New York is set to repeal a nearly century-old law that forbids dancing in New York City bars. Though NYC thinks of itself as one of the nightlife capitals of the world, the 1926 "Cabaret Law," put into place during Prohibition to prevent speakeasies, technically turns bars and clubs into no-dancing zones. The law has prevented singers including Billie Holiday and Ray Charles from performing and drew protests from Frank Sinatra and recently, several clubs in Brooklyn, where the nightlife scene continues to grow.
Multiple attempts at repeal have failed over the years, but it looks like things are finally shifting. Tomorrow a bill introduced by Brooklyn councilman Rafael Espinal will come before the City Council for a vote, and he says he has the 26 votes needed to pass it.

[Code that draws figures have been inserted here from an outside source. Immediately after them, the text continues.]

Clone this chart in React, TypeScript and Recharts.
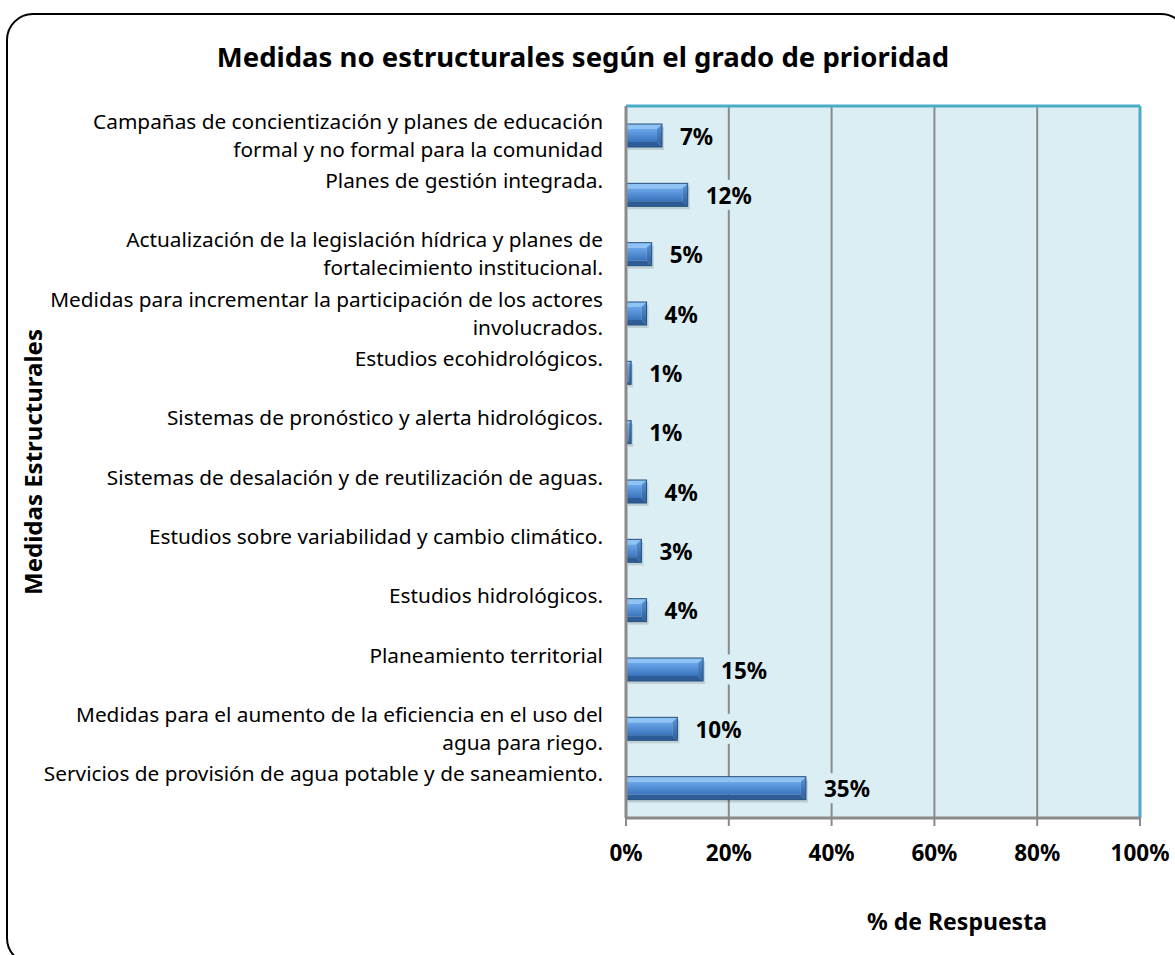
import { Bar, BarChart, CartesianGrid, Customized, LabelList, ReferenceLine, XAxis, YAxis } from "recharts";

// Excel-style horizontal bar chart; labels keep their trailing blank lines so they sit
// a little above the bar, as in the source workbook.
const categories = [
  "Campañas de concientización y planes de educación\nformal y no formal para la comunidad",
  "Planes de gestión integrada.\n",
  "Actualización de la legislación hídrica y planes de\nfortalecimiento institucional.",
  "Medidas para incrementar la participación de los actores\ninvolucrados.",
  "Estudios ecohidrológicos.\n",
  "Sistemas de pronóstico y alerta hidrológicos.\n",
  "Sistemas de desalación y de reutilización de aguas.\n",
  "Estudios sobre variabilidad y cambio climático.\n",
  "Estudios hidrológicos.\n",
  "Planeamiento territorial\n",
  "Medidas para el aumento de la eficiencia en el uso del\nagua para riego.",
  "Servicios de provisión de agua potable y de saneamiento.\n",
];
const values = [7, 12, 5, 4, 1, 1, 4, 3, 4, 15, 10, 35];
const xTicks = [0, 20, 40, 60, 80, 100];

const rows = categories.map((c, i) => ({ idx: i, name: c, value: values[i] }));

const W = 1175;
const H = 955;
const PLOT_LEFT = 626;
const PLOT_TOP = 106;
const PLOT_RIGHT = 1140;
const PLOT_BOTTOM = 818;
const BG = "#DAEEF3";
const GRID = "#8a8a8a";
const TEAL = "#4BACC6";
const FONT = "'Noto Sans', 'Open Sans', sans-serif";

function BevelBar(props: any) {
  const { x, y, width, height } = props;
  if (!width || width <= 0) return null;
  const b = Math.min(5, width / 2, height / 3);
  const r = x + width;
  const bt = y + height;
  return (
    <g>
      <rect x={x + 2} y={y + 3} width={width} height={height} fill="#000" opacity={0.12} />
      <rect x={x} y={y + b} width={width - b} height={height - 2 * b} fill="url(#barFace)" />
      <polygon points={`${x},${y} ${r},${y} ${r - b},${y + b} ${x},${y + b}`} fill="#8fc3f5" />
      <polygon points={`${x},${bt} ${r},${bt} ${r - b},${bt - b} ${x},${bt - b}`} fill="#2d5c96" />
      <polygon points={`${r},${y} ${r},${bt} ${r - b},${bt - b} ${r - b},${y + b}`} fill="url(#barSide)" />
      <rect x={x} y={y} width={width} height={height} fill="none" stroke="#24507f" strokeWidth={1} />
    </g>
  );
}

function ValueLabel(props: any) {
  const { x, y, width, height, value } = props;
  const tx = x + width + 18;
  const cy = y + height / 2;
  const txt = `${value}%`;
  const tw = txt.length * 14;
  return (
    <g>
      <rect x={tx - 3} y={cy - 15} width={tw + 6} height={30} fill={BG} />
      <text x={tx} y={cy + 9} fontFamily={FONT} fontWeight="bold" fontSize={22.5} fill="#000">
        {txt}
      </text>
    </g>
  );
}

function CategoryTick(props: any) {
  const { y, payload } = props;
  const lines = String(categories[payload.index] ?? payload.value).split("\n");
  const first = y - ((lines.length - 1) * 28) / 2;
  return (
    <text x={603} y={first + 7} textAnchor="end" fontFamily={FONT} fontSize={20.8} fill="#000">
      {lines.map((l, i) => (
        <tspan key={i} x={603} y={first + 7 + i * 28}>
          {l}
        </tspan>
      ))}
    </text>
  );
}

function PercentTick(props: any) {
  const { x, payload } = props;
  return (
    <text x={x} y={861} textAnchor="middle" fontFamily={FONT} fontWeight="bold" fontSize={22.5} fill="#000">
      {`${payload.value}%`}
    </text>
  );
}

function Decorations() {
  return (
    <g>
      <rect x={7} y={14} width={1180} height={950} rx={26} ry={26} fill="none" stroke="#000" strokeWidth={2} />
      <text x={583} y={67} textAnchor="middle" fontFamily={FONT} fontWeight="bold" fontSize={27.5} fill="#000">
        Medidas no estructurales según el grado de prioridad
      </text>
      <text
        x={32}
        y={462}
        transform="rotate(-90, 32, 462)"
        textAnchor="middle"
        dominantBaseline="central"
        fontFamily={FONT}
        fontWeight="bold"
        fontSize={24}
        fill="#000"
      >
        Medidas Estructurales
      </text>
      <text x={957} y={930} textAnchor="middle" fontFamily={FONT} fontWeight="bold" fontSize={23} fill="#000">
        % de Respuesta
      </text>
      <line x1={PLOT_LEFT} y1={PLOT_TOP} x2={PLOT_RIGHT} y2={PLOT_TOP} stroke={TEAL} strokeWidth={3} />
    </g>
  );
}

export default function App() {
  return (
    <div style={{ position: "absolute", left: 0, top: 0, width: W, height: H, background: "#fff" }}>
      <BarChart
        width={W}
        height={H}
        layout="vertical"
        data={rows}
        barCategoryGap={0}
        margin={{ top: PLOT_TOP, right: W - PLOT_RIGHT, bottom: H - PLOT_BOTTOM - 60, left: 0 }}
      >
        <defs>
          <linearGradient id="barFace" x1="0" y1="0" x2="0" y2="1">
            <stop offset="0%" stopColor="#6aa7ea" />
            <stop offset="100%" stopColor="#3a73bd" />
          </linearGradient>
          <linearGradient id="barSide" x1="0" y1="0" x2="0" y2="1">
            <stop offset="0%" stopColor="#5a95dc" />
            <stop offset="100%" stopColor="#2d5d99" />
          </linearGradient>
        </defs>
        <CartesianGrid horizontal={false} vertical fill={BG} stroke={GRID} strokeWidth={2} />
        <XAxis
          type="number"
          domain={[0, 100]}
          ticks={xTicks}
          interval={0}
          height={60}
          tick={<PercentTick />}
          tickSize={8}
          axisLine={{ stroke: GRID, strokeWidth: 3 }}
          tickLine={{ stroke: GRID, strokeWidth: 2 }}
        />
        <YAxis
          type="category"
          dataKey="name"
          width={PLOT_LEFT}
          interval={0}
          tick={<CategoryTick />}
          tickLine={false}
          axisLine={{ stroke: GRID, strokeWidth: 3 }}
        />
        <ReferenceLine x={100} stroke={TEAL} strokeWidth={3} />
        <Bar dataKey="value" barSize={23} shape={<BevelBar />} isAnimationActive={false}>
          <LabelList dataKey="value" content={<ValueLabel />} />
        </Bar>
        <Customized component={<Decorations />} />
      </BarChart>
    </div>
  );
}
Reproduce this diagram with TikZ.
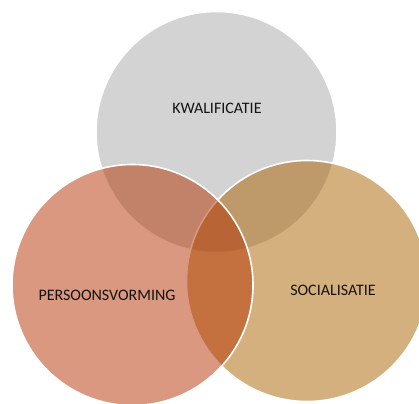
\documentclass[tikz,border=0pt]{standalone}
\usepackage{fontspec}
\setmainfont{Carlito}
\definecolor{kgray}{RGB}{211,211,211}
\definecolor{pcol}{RGB}{179,49,0}
\definecolor{scol}{RGB}{171,97,0}
\definecolor{txt}{RGB}{20,20,20}
\begin{document}
\begin{tikzpicture}[x=1pt,y=-1pt,
  venn/.style={circle, inner sep=0pt, minimum size=241pt, draw=white, line width=1.6pt},
  lbl/.style={font=\fontsize{16}{18}\selectfont, text=txt, inner sep=0pt}]
\useasboundingbox (0,0) rectangle (419,403);
\clip (0,0) rectangle (419,403);
\node[venn, fill=kgray] (kwal) at (216.5,132) {};
\node[venn, fill=scol, fill opacity=0.5] (soc) at (307,281) {};
\node[venn, fill=pcol, fill opacity=0.5] (pers) at (132.5,285) {};
\node[lbl] (tk) at (217,108) {KWALIFICATIE};
\node[lbl] (tp) at (107,295) {PERSOONSVORMING};
\node[lbl] (ts) at (333,290) {SOCIALISATIE};
\end{tikzpicture}
\end{document}
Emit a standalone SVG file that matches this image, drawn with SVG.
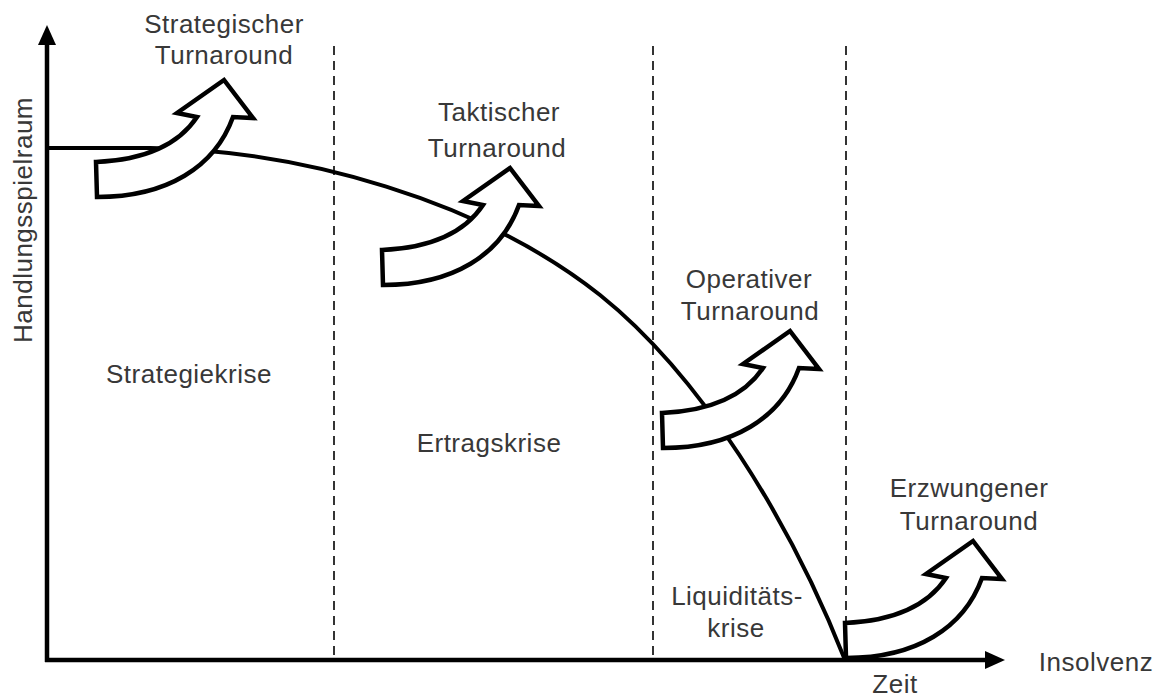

"It's over," Espinal said of the law.
According to the New York Times, only 97 out of approximately 25,000 eating and drinking establishments have a cabaret license. Getting a license is both expensive and time-consuming, and requires the approval of several agencies.
Only business in areas zoned for commercial manufacturing are eligible, and though the law hasn't been aggressively enforced since Giuliani was mayor, the threat still hangs over bars and clubs, causing their owners to "live in fear," says Espinal.
As with the criminalization of any vice, it also pushes those seeking to dance into dangerous situations - like hazardous, underground party locations that lack fire and safety regulations.